A. No, sir. I haven’t been to Crechale’s in a long time.

Q. You did not have dinner with them where they discussed –

A. When are you talking about? And you said “Crechale’s.” I haven’t been to Crechale’s so I know I didn’t have dinner with anybody at Crechale’s.

Q. My real question is: Did Mr. Patterson or Mr. Balducci have dinner with you and tell you that if you did not participate or assist Mr. Scruggs in settling that mass tort action which was going to generate a 20-million-dollar-plus fee, that he would fund an alternative candidate to run against you for attorney general?
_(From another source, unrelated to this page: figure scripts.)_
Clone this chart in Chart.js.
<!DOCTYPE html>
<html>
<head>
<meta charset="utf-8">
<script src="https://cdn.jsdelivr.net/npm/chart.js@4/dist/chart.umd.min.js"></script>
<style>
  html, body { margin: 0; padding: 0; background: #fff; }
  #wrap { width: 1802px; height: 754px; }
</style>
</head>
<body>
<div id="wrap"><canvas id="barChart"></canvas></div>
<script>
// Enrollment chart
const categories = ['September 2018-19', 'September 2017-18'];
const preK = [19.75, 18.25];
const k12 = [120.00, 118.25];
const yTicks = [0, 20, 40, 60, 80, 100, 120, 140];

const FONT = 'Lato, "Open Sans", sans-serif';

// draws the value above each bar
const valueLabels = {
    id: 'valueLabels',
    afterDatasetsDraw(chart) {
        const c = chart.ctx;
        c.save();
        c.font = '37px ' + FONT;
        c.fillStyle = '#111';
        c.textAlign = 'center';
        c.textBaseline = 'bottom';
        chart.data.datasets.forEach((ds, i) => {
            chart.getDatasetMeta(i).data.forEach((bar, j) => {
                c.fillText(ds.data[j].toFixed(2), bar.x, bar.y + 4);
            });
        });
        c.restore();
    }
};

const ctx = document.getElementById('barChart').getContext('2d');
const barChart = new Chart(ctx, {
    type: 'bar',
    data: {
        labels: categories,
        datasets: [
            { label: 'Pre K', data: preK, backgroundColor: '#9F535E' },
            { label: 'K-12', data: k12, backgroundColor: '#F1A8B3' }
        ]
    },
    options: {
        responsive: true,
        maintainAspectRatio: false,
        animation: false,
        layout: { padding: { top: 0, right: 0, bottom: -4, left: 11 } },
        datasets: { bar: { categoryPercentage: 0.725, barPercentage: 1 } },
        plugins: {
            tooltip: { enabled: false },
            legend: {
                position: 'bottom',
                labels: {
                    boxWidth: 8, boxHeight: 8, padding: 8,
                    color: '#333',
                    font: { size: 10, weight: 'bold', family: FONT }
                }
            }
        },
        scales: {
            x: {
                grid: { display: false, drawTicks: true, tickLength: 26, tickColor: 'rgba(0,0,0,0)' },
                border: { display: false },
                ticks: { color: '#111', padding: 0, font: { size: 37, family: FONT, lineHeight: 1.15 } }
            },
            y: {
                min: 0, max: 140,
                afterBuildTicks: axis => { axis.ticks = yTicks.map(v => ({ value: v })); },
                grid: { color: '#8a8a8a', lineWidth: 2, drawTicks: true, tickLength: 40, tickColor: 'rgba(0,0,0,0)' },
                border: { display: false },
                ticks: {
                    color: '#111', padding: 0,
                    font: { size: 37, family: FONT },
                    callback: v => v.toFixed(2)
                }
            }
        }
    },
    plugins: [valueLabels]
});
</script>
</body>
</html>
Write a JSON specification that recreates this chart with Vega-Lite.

A. If you’re asking me did somebody come to me and threaten me, the answer is no. Now, out of all candor in this, I don’t want to mislead you. I remember having dinner on one occasion with Mr. Balducci and Mr. Patterson, but that conversation was about they were leaving the firm that they were presently — that Mr. Balducci was presently with. They didn’t convey any threats to me about settling the case or anything like that. [Balducci left the firm of Joey Langston in about January 2007 to start his own firm, bringing nonlawyer Patterson, who had also worked with Langston, with him as a business associate. (Last month Langston pled guilty to participating in yet another bribery attempt, in 2006, allegedly intended to aid Scruggs in a different state-court fee-dispute litigation. Scruggs has denied involvement in any wrongdoing there, too.)]

Q. They never suggested that if you didn’t participate in dropping your criminal investigation that Dickie Scruggs would fund an alternate candidate and [former Mississippi attorney general] Mike Moore would support that?

A. No, sir. Absolutely not.

Well, Hood denied it, so that’s where things stand. But had the proceeding continued, we might have learned what Mr. Robie’s basis was for asking the question, and we might have heard some other interesting questions he thought he had a good-faith basis for asking.

Between the pending federal prosecutions of Scruggs and the multiple ongoing litigations between State Farm and the remnants of Scruggs’s group, now known as the Katrina Litigation Group, it seems likely that we will eventually be hearing more about the evidence that prompted Mr. Robie’s question.